Porridge themes: I don't know if any of these truly fit! They did become estranged for a while in a way that resembled breaking up, after which they reconciled. That's sort of like breaking up and getting back together. But that's about it.
Do Hoe and Ju Yeong
Let Free the Curse of Taekwondo
These two could be the epitome of Porridge's breaking-up-and-getting-back-together category. They are separated for such a long time and in such a decisive way. But not only are they both obviously missing something important from their lives while they're apart, it almost seems like for Do Hoe, staying away from Ju Yeong is such a self-defeating choice that nothing about his life can go well in a way that means anything as long as they're apart. It's as if staying away from Ju Yeong means cutting himself off from a part of himself. Ju Yeong isn't at war with himself in the same way, since he would gladly find Do Hoe if he could, but he carries around a shit ton of baggage that he has no way to resolve without him.
I wrote earlier about how a certain kind of early relationship or crush can make an indelible mark on a person, and these two not only had that effect on each other in the usual way, but also massively changed the course of each other's lives. It's a kind of impact that can cut both ways, keeping them separate as well as drawing them together, but it's significant.
Some of the couples I've written about here have that two-puzzle-pieces-that-only-fit-with-each-other thing going on in an obvious way. It's true that Do Hoe and Ju Yeong are opposites in some ways. After all, Do Hoe was Mr. Perfect Good Boy before they met and Ju Yeong was seen as such an incorrigible discipline case that he was sent to the country to train with Do Hoe's dad. But that stuff doesn't turn out to matter all that much.
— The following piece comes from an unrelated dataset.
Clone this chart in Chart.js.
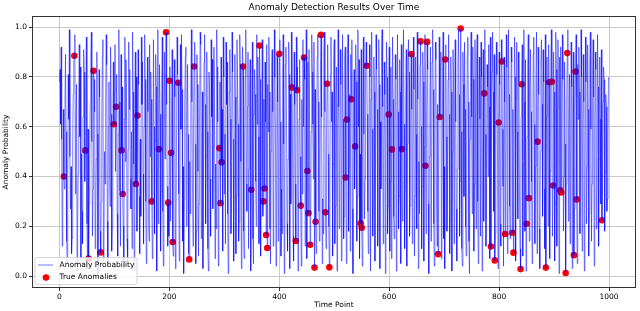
<!DOCTYPE html>
<html>
<head>
<meta charset="utf-8">
<script src="https://cdn.jsdelivr.net/npm/chart.js@4/dist/chart.umd.min.js"></script>
<style>
html,body{margin:0;padding:0;background:#fff;}
#c{display:block;}
</style>
</head>
<body>
<canvas id="c" width="640" height="311"></canvas>
<script>
const chartTitle = 'Anomaly Detection Results Over Time';
const xLabel = 'Time Point';
const yLabel = 'Anomaly Probability';
const lineLabel = 'Anomaly Probability';
const dotLabel = 'True Anomalies';
const xTicks = [0, 200, 400, 600, 800, 1000];
const yTicks = [0.0, 0.2, 0.4, 0.6, 0.8, 1.0];

// anomaly probability for time points 0..999 (20 per row)
const prob = [
/*   0 */ .78,.83,.61,.92,.55,.12,.27,.67,.40,.35,.71,.89,.58,.14,.05,.36,.81,.63,.99,.48,
/*  20 */ .27,.44,.09,.15,.52,.73,.86,.885,.97,.33,.61,.77,.02,.19,.41,.68,.93,.56,.84,.07,
/*  40 */ .49,.26,.13,.64,.91,.82,.38,.505,.75,.96,.21,.03,.59,.07,.29,.45,.70,.87,.98,.54,
/*  60 */ .16,.35,.825,.79,.66,.11,.24,.47,.90,.57,.01,.39,.83,.72,.18,.095,.30,.62,.88,.95,
/*  80 */ .06,.14,.50,.37,.69,.97,.85,.22,.04,.60,.78,.43,.28,.92,.65,.10,.19,.53,.86,.61,
/* 100 */ .74,.93,.42,.68,.81,.25,.08,.57,.99,.70,.34,.12,.89,.505,.76,.33,.20,.03,.63,.96,
/* 120 */ .46,.87,.72,.15,.06,.51,.94,.67,.83,.39,.27,.58,.11,.98,.74,.45,.02,.62,.90,.37,
/* 140 */ .80,.18,.645,.91,.77,.32,.09,.55,.24,.96,.69,.86,.41,.13,.60,.97,.79,.30,.05,.52,
/* 160 */ .88,.66,.23,.14,.93,.48,.82,.71,.30,.07,.38,.95,.60,.17,.54,.89,.76,.02,.43,.99,
/* 180 */ .21,.51,.85,.65,.10,.34,.73,.96,.26,.04,.58,.90,.47,.79,.98,.69,.36,.12,.295,.16,
/* 200 */ .785,.84,.22,.495,.63,.91,.137,.08,.40,.87,.72,.03,.19,.55,.96,.81,.777,.33,.06,.28,
/* 220 */ .93,.59,.97,.75,.14,.44,.01,.31,.68,.88,.92,.20,.63,.85,.57,.09,.067,.46,.25,.78,
/* 240 */ .99,.70,.37,.12,.60,.842,.94,.53,.05,.18,.89,.77,.42,.08,.29,.66,.98,.93,.15,.50,
/* 260 */ .74,.03,.35,.86,.97,.69,.21,.48,.90,.58,.11,.02,.82,.75,.39,.16,.95,.64,.87,.27,
/* 280 */ .52,.92,.71,.07,.45,.19,.99,.84,.62,.04,.36,.514,.78,.293,.88,.457,.67,.10,.96,.80,
/* 300 */ .33,.57,.13,.94,.69,.86,.25,.01,.49,.74,.91,.63,.17,.28,.98,.82,.55,.06,.40,.89,
/* 320 */ .72,.09,.32,.95,.78,.61,.14,.22,.97,.85,.46,.03,.70,.92,.842,.18,.07,.54,.80,.99,
/* 340 */ .37,.26,.68,.90,.11,.43,.76,.87,.02,.347,.59,.94,.15,.05,.65,.83,.73,.38,.20,.97,
/* 360 */ .61,.88,.56,.13,.926,.79,.08,.41,.67,.95,.24,.30,.71,.352,.86,.62,.165,.93,.113,.77,
/* 380 */ .58,.96,.74,.19,.05,.50,.83,.91,.66,.12,.31,.99,.80,.57,.04,.23,.89,.70,.14,.44,
/* 400 */ .893,.95,.62,.08,.35,.17,.76,.97,.53,.01,.40,.85,.92,.68,.21,.10,.47,.94,.81,.03,
/* 420 */ .73,.29,.98,.758,.55,.16,.06,.90,.69,.37,.141,.96,.747,.84,.02,.22,.63,.87,.48,.283,
/* 440 */ .04,.71,.33,.95,.60,.878,.79,.12,.44,.99,.07,.422,.86,.253,.91,.67,.126,.18,.58,.97,
/* 460 */ .82,.61,.39,.94,.034,.75,.218,.09,.52,.88,.97,.70,.26,.14,.43,.85,.969,.64,.05,.31,
/* 480 */ .17,.90,.98,.66,.256,.11,.58,.773,.93,.49,.20,.035,.37,.81,.96,.62,.74,.08,.45,.87,
/* 500 */ .95,.13,.28,.72,.84,.02,.56,.99,.68,.19,.41,.91,.77,.06,.34,.97,.63,.15,.24,.88,
/* 520 */ .92,.396,.05,.629,.86,.97,.18,.44,.73,.10,.89,.71,.95,.27,.01,.66,.83,.35,.521,.93,
/* 540 */ .78,.14,.32,.99,.60,.87,.07,.49,.212,.91,.194,.04,.70,.96,.57,.23,.39,.82,.94,.845,
/* 560 */ .65,.26,.09,.47,.93,.80,.02,.71,.98,.59,.16,.30,.88,.74,.06,.42,.97,.83,.67,.12,
/* 580 */ .21,.95,.77,.03,.62,.35,.90,.99,.68,.13,.46,.86,.73,.01,.55,.94,.80,.17,.28,.649,
/* 600 */ .92,.10,.38,.84,.07,.509,.96,.71,.24,.15,.58,.89,.79,.02,.43,.97,.66,.19,.32,.87,
/* 620 */ .74,.05,.93,.51,.22,.85,.99,.61,.11,.36,.69,.91,.04,.53,.77,.95,.82,.16,.28,.63,
/* 640 */ .892,.67,.13,.40,.96,.75,.08,.32,.88,.57,.19,.98,.71,.03,.46,.25,.85,.943,.60,.11,
/* 660 */ .36,.90,.78,.06,.52,.97,.443,.17,.64,.941,.83,.29,.01,.48,.70,.92,.14,.37,.86,.99,
/* 680 */ .75,.21,.04,.58,.94,.87,.31,.12,.69,.088,.41,.96,.639,.83,.90,.07,.26,.72,.98,.15,
/* 700 */ .44,.03,.87,.93,.56,.18,.35,.79,.97,.65,.09,.23,.88,.74,.02,.50,.91,.81,.13,.68,
/* 720 */ .95,.62,.27,.06,.43,.85,.99,.73,.16,.38,.995,.58,.11,.04,.90,.77,.32,.94,.67,.20,
/* 740 */ .08,.47,.89,.96,.70,.14,.01,.55,.83,.98,.64,.25,.92,.79,.10,.37,.95,.61,.19,.86,
/* 760 */ .97,.30,.05,.72,.88,.63,.16,.94,.80,.02,.45,.91,.22,.734,.99,.57,.12,.34,.85,.76,
/* 780 */ .40,.93,.68,.07,.96,.119,.53,.82,.98,.74,.26,.89,.063,.17,.66,.94,.81,.48,.03,.617,
/* 800 */ .90,.77,.21,.12,.95,.862,.59,.36,.04,.88,.70,.169,.43,.97,.84,.09,.62,.99,.73,.28,
/* 820 */ .15,.51,.92,.86,.174,.67,.094,.39,.96,.80,.06,.71,.94,.58,.23,.90,.78,.33,.11,.028,
/* 840 */ .64,.771,.93,.08,.45,.99,.70,.18,.87,.02,.21,.56,.83,.97,.313,.14,.75,.91,.66,.38,
/* 860 */ .05,.27,.89,.96,.61,.13,.44,.80,.98,.09,.54,.92,.73,.19,.03,.50,.86,.95,.69,.24,
/* 880 */ .91,.78,.35,.11,.97,.034,.64,.88,.57,.20,.93,.779,.07,.42,.85,.99,.781,.16,.364,.90,
/* 900 */ .74,.06,.29,.98,.83,.12,.67,.95,.47,.01,.88,.345,.92,.336,.60,.97,.79,.18,.40,.86,
/* 920 */ .53,.012,.37,.71,.896,.99,.22,.58,.81,.13,.46,.94,.76,.03,.62,.90,.084,.27,.68,.822,
/* 940 */ .97,.308,.05,.85,.63,.92,.74,.17,.41,.99,.80,.10,.55,.89,.70,.02,.33,.96,.78,.21,
/* 960 */ .44,.93,.67,.08,.25,.86,.98,.59,.14,.37,.81,.95,.72,.04,.50,.90,.83,.19,.31,.97,
/* 980 */ .76,.12,.47,.88,.63,.29,.91,.224,.35,.70,.84,.79,.18,.42,.73,.68,.26,.31,.55,.80
];

// time points flagged as true anomalies
const anomalyIdx = [
  8, 27, 47, 53, 62, 75, 99, 103, 113, 115, 139, 142, 168, 181, 194, 198,
  200, 203, 206, 216, 236, 245, 291, 293, 295, 334, 349, 364, 371, 373, 376, 378,
  400, 423, 430, 432, 439, 445, 451, 453, 456, 464, 466, 476, 484, 487, 491,
  521, 523, 531, 538, 548, 550, 559, 599, 605, 623, 640, 657, 666, 669, 689, 692,
  702, 730, 773, 785, 792, 799, 805, 811, 824, 826, 839, 841, 850, 854, 870,
  885, 891, 896, 898, 911, 913, 921, 924, 936, 939, 941, 987
];

const FONT = 'DejaVu Sans';
const lineColor = 'rgba(0,0,255,0.5)';
const dotColor = '#ff0000';

const lineData = prob.map((v, i) => ({x: i, y: v}));
const dotData = anomalyIdx.map(i => ({x: i, y: prob[i]}));

const frame = {
  id: 'frame',
  afterDatasetsDraw(chart) {
    const a = chart.chartArea, ctx = chart.ctx;
    ctx.save();
    ctx.strokeStyle = '#333';
    ctx.lineWidth = 1;
    ctx.strokeRect(Math.round(a.left) + 0.5, Math.round(a.top) + 0.5,
                   Math.round(a.right - a.left) - 1, Math.round(a.bottom - a.top) - 1);
    ctx.restore();
  }
};

const mplLegend = {
  id: 'mplLegend',
  afterDraw(chart) {
    const a = chart.chartArea, ctx = chart.ctx;
    const ds = chart.data.datasets;
    const bx = a.left + 3, bw = 102, bh = 27, by = a.bottom - 3.5 - bh;
    ctx.save();
    ctx.beginPath();
    const r = 2;
    ctx.moveTo(bx + r, by);
    ctx.lineTo(bx + bw - r, by); ctx.quadraticCurveTo(bx + bw, by, bx + bw, by + r);
    ctx.lineTo(bx + bw, by + bh - r); ctx.quadraticCurveTo(bx + bw, by + bh, bx + bw - r, by + bh);
    ctx.lineTo(bx + r, by + bh); ctx.quadraticCurveTo(bx, by + bh, bx, by + bh - r);
    ctx.lineTo(bx, by + r); ctx.quadraticCurveTo(bx, by, bx + r, by);
    ctx.closePath();
    ctx.fillStyle = 'rgba(255,255,255,0.8)';
    ctx.fill();
    ctx.strokeStyle = '#cccccc';
    ctx.lineWidth = 0.8;
    ctx.stroke();
    const y1 = by + 7.5, y2 = by + 20;
    ctx.strokeStyle = lineColor;
    ctx.lineWidth = 1.1;
    ctx.beginPath(); ctx.moveTo(bx + 3, y1); ctx.lineTo(bx + 18, y1); ctx.stroke();
    ctx.fillStyle = dotColor;
    ctx.beginPath(); ctx.arc(bx + 11, y2, 3.3, 0, Math.PI * 2); ctx.fill();
    ctx.fillStyle = '#000';
    ctx.font = '7.5px "' + FONT + '"';
    ctx.textBaseline = 'middle';
    ctx.textAlign = 'left';
    ctx.fillText(ds[0].label, bx + 24.5, y1);
    ctx.fillText(ds[1].label, bx + 24.5, y2);
    ctx.restore();
  }
};

const tickFont = {family: FONT, size: 7.5};

new Chart(document.getElementById('c'), {
  type: 'line',
  data: {
    datasets: [
      {
        label: lineLabel,
        data: lineData,
        borderColor: lineColor,
        borderWidth: 1,
        pointRadius: 0,
        pointHoverRadius: 0,
        tension: 0,
        fill: false
      },
      {
        label: dotLabel,
        data: dotData,
        showLine: false,
        pointRadius: 3.3,
        pointHoverRadius: 3.3,
        pointBackgroundColor: dotColor,
        pointBorderWidth: 0,
        borderColor: dotColor,
        backgroundColor: dotColor
      }
    ]
  },
  options: {
    responsive: false,
    devicePixelRatio: 1,
    animation: false,
    events: [],
    layout: {padding: {left: 0, right: 4, top: 0, bottom: 0}},
    plugins: {
      legend: {display: false},
      tooltip: {enabled: false},
      title: {
        display: true,
        text: chartTitle,
        fullSize: false,
        color: '#000',
        font: {family: FONT, size: 9, weight: 'normal', lineHeight: 1.2},
        padding: {top: 2, bottom: 3.2}
      }
    },
    scales: {
      x: {
        type: 'linear',
        min: -50,
        max: 1049,
        afterBuildTicks: s => { s.ticks = xTicks.map(v => ({value: v})); },
        afterFit: s => { s.height = 23; },
        ticks: {font: tickFont, color: '#000', padding: 1.5, maxRotation: 0, autoSkip: false,
                callback: v => String(v)},
        grid: {color: '#c8c8c8', lineWidth: 1, tickLength: 3, tickColor: '#333'},
        border: {display: false},
        title: {display: true, text: xLabel, color: '#000', font: {family: FONT, size: 7.5, lineHeight: 1.2},
                padding: {top: 0, bottom: 1}}
      },
      y: {
        type: 'linear',
        min: -0.048,
        max: 1.045,
        afterBuildTicks: s => { s.ticks = yTicks.map(v => ({value: v})); },
        afterFit: s => { s.width = 32; },
        ticks: {font: tickFont, color: '#000', padding: 2, autoSkip: false,
                callback: v => Number(v).toFixed(1)},
        grid: {color: '#c8c8c8', lineWidth: 1, tickLength: 3, tickColor: '#333'},
        border: {display: false},
        title: {display: true, text: yLabel, color: '#000', font: {family: FONT, size: 7.5, lineHeight: 1.2},
                padding: {top: 1.5, bottom: 0}}
      }
    }
  },
  plugins: [frame, mplLegend]
});
</script>
</body>
</html>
I do think they're really well-suited to each other, but in a way that's kind of subtle. But it's the kind of subtle that makes their connection feel more realistic.
I wish I had more to say about these two that was actually articulate. It just goes to show that I'm overdue to re-watch this show! Probably a whole bunch of times.
Porridge themes: These two definitely already went through it, not only with regard to the incident that precipitated their separation but also before that (with Do Hoe's loss of his mother and Ju Yeong's family situation). They broke up and got back together in a pretty huge way. There's a bit of solving each other's problem here too, but it's something we mostly observe rather indirectly.
Whew! I had more to say about this than I expected. That was fun. Well, I'm not much of a tagger, but I wonder what @maybe-boys-do-love and @ginnymoonbeam would think about this and looking at some of my old posts for this reminded me of some folks I haven't talked to in a while, like @jemmo and @gillianthecat. No pressure to take part, y'all, but do feel free if you're so inclined. The same goes for anyone else reading this who's interested in giving this a try.